There is some novelty to seeing Pac-Man marauding down the streets like some giant yellow menace and I’m sure if I ever actually played Caterpillar, I would have had an opinion on how faithfully it was rendered on screen as an alien attack, but that was before even my time.  The production value of the film is quite good, certainly befitting of its $88 million budget.  But other than the fact that it looks good in HD there isn’t a whole lot to praise here. I mean, I guess I enjoyed it more than Ready Player One, which is a bar set so low an actual caterpillar could hurdle it.

However, it did something for me that I sorely needed at the time; it allowed me to turn my brain off.  And I mean all the way off.  Everything about it that was stupid, for some reason, didn’t bother me and its failure to engage my emotions in any way was a welcome reprieve from the world at large.  So now, in a way that I cannot possibly explain, I have a strange level of affection for a movie that is bad, that I know is bad, and that I couldn’t defend in just about any way.  I could say that I got three genuine laughs during its rather unnecessarily long 1 hour, 46 minute run time (the first 40 minutes or so really drag, with way too much setup), which is a better hit rate than some sitcoms.  It’s three more laughs than I got in the entire 16 episode first season of the Night Court reboot, but that’s not what matters to me when it comes to Pixels (also, don’t watch the Night Court reboot, it’s bad in a way that’s not good at all; I suffered through that so you don’t have to).

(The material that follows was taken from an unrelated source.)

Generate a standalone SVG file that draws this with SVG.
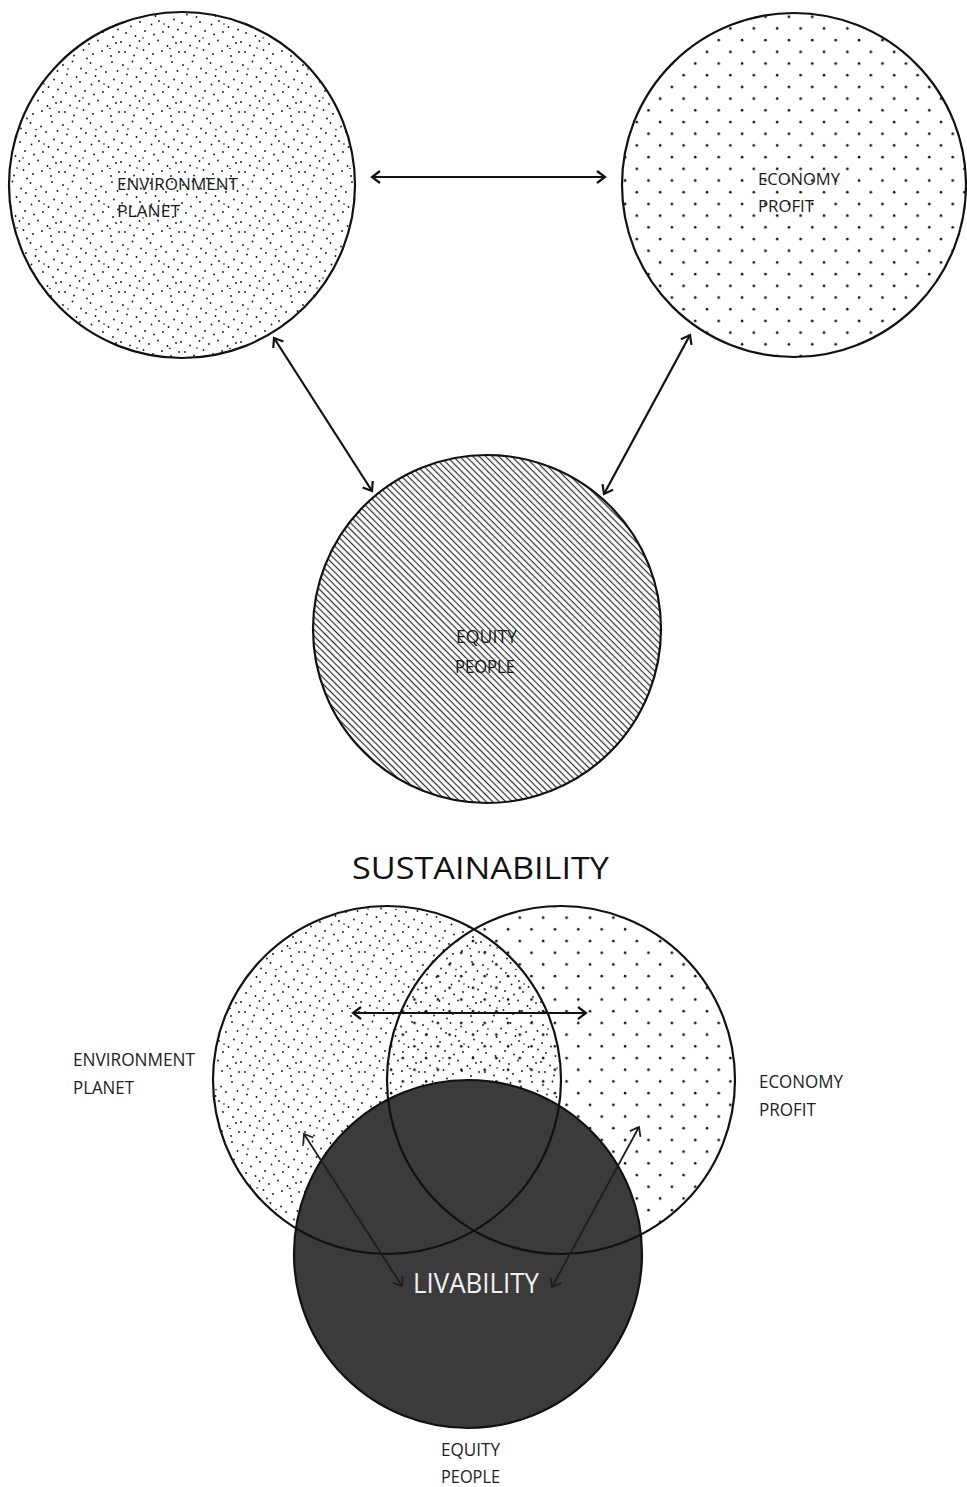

This isn’t really a review of Pixels, I couldn’t in good conscience tell you to watch it just because I found some comfort in it.  It’s more of a song of praise for finding the right kind of trash in the moment you need it.  And, dear readers, you know I try to be honest with you; I tell you when things make me cry, I tell you when they make me laugh, when they make me question my own existence, and when a guilty pleasure shouldn’t be guilty at all.  Because we are all so hard on ourselves in a world that’s really hard on us too, so if you like something that’s bad, or even if you don’t like it and it makes you feel good or even just feel nothing at all, that deserves to celebrated and you don’t deserve to feel bad about it.  So, I leave you with this final thought: remember to be kind to yourself, be kind to others, and if you can, watch Be Kind Rewind; it’s really a hidden gem.